Report all lines from the entries below in which "this" appears.

--- START OF TASK INPUT ---

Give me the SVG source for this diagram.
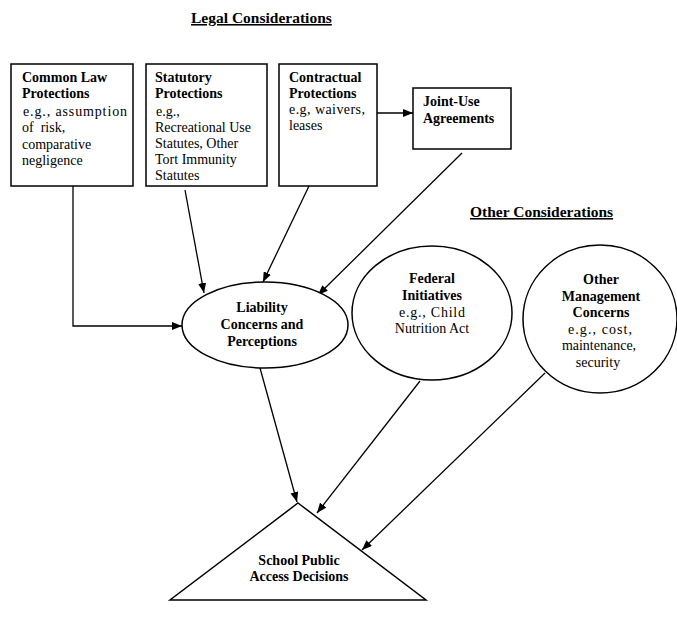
<svg xmlns="http://www.w3.org/2000/svg" width="677" height="617" viewBox="0 0 677 617">
<style>
text{font-family:"Liberation Serif","Times New Roman",serif;font-size:14px;fill:#000}
.b{font-weight:bold}
.h{font-weight:bold;text-decoration:underline;font-size:15.5px}
.m{text-anchor:middle}
.box{fill:#fff;stroke:#000;stroke-width:1.5}
.ln{fill:none;stroke:#000;stroke-width:1.3;marker-end:url(#ah)}
</style>
<defs>
<marker id="ah" viewBox="0 0 10 8" refX="10" refY="4" markerWidth="10" markerHeight="8" markerUnits="userSpaceOnUse" orient="auto">
<path d="M0,0 L10,4 L0,8 z" fill="#000"/>
</marker>
</defs>
<rect width="677" height="617" fill="#fff"/>
<text class="h" x="191" y="23">Legal Considerations</text>
<text class="h" x="470" y="217">Other Considerations</text>
<g id="connectors">
<polyline class="ln" points="73,186 73,326 182,326"/>
<line class="ln" x1="185" y1="190" x2="204" y2="293"/>
<line class="ln" x1="309" y1="186" x2="263" y2="282"/>
<line class="ln" x1="377" y1="113" x2="413" y2="113"/>
<line class="ln" x1="462" y1="153" x2="318" y2="295"/>
<line class="ln" x1="260" y1="368" x2="297" y2="502"/>
<line class="ln" x1="420" y1="381" x2="317" y2="513"/>
<line class="ln" x1="545" y1="373" x2="362" y2="550"/>
</g>
<g id="common-law">
<rect class="box" x="11" y="64" width="122" height="122"/>
<text class="b" x="22" y="82">Common Law</text>
<text class="b" x="22" y="98">Protections</text>
<text x="23" y="116" textLength="104" lengthAdjust="spacing">e.g., assumption</text>
<text x="22" y="132" xml:space="preserve">of  risk,</text>
<text x="22" y="149">comparative</text>
<text x="22" y="165">negligence</text>
</g>
<g id="statutory">
<rect class="box" x="146" y="64" width="121" height="122"/>
<text class="b" x="155" y="82">Statutory</text>
<text class="b" x="155" y="98">Protections</text>
<text x="156" y="116">e.g.,</text>
<text x="155" y="132">Recreational Use</text>
<text x="155" y="148">Statutes, Other</text>
<text x="155" y="164">Tort Immunity</text>
<text x="155" y="180">Statutes</text>
</g>
<g id="contractual">
<rect class="box" x="279" y="64" width="98" height="122"/>
<text class="b" x="289" y="82">Contractual</text>
<text class="b" x="289" y="98">Protections</text>
<text x="289" y="114" textLength="76" lengthAdjust="spacing">e.g, waivers,</text>
<text x="289" y="130">leases</text>
</g>
<g id="joint-use">
<rect class="box" x="413" y="88" width="98" height="61"/>
<text class="b" x="423" y="106">Joint-Use</text>
<text class="b" x="423" y="123">Agreements</text>
</g>
<g id="liability">
<ellipse class="box" cx="265" cy="325" rx="83" ry="43"/>
<text class="b m" x="262" y="312">Liability</text>
<text class="b m" x="262" y="329">Concerns and</text>
<text class="b m" x="262" y="346">Perceptions</text>
</g>
<g id="federal">
<ellipse class="box" cx="432" cy="313" rx="80" ry="67"/>
<text class="b m" x="432" y="283">Federal</text>
<text class="b m" x="432" y="300">Initiatives</text>
<text class="m" x="432" y="317" textLength="66" lengthAdjust="spacing">e.g., Child</text>
<text class="m" x="432" y="333">Nutrition Act</text>
</g>
<g id="other-management">
<ellipse class="box" cx="600" cy="319" rx="77" ry="74"/>
<text class="b m" x="601" y="284">Other</text>
<text class="b m" x="601" y="301">Management</text>
<text class="b m" x="601" y="317">Concerns</text>
<text class="m" x="600" y="334" textLength="64" lengthAdjust="spacing">e.g., cost,</text>
<text class="m" x="599" y="350">maintenance,</text>
<text class="m" x="598" y="367">security</text>
</g>
<g id="school-decisions">
<polygon class="box" points="298,503 426,600 170,600"/>
<text class="b m" x="299" y="565">School Public</text>
<text class="b m" x="299" y="581">Access Decisions</text>
</g>
</svg>
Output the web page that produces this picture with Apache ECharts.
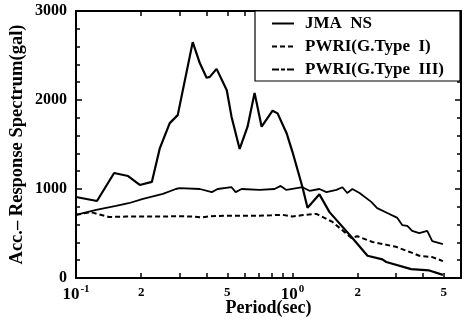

--- END OF TASK INPUT ---

OUTPUT:
Give me the SVG source for this diagram.
Output the web page that produces this picture with Apache ECharts.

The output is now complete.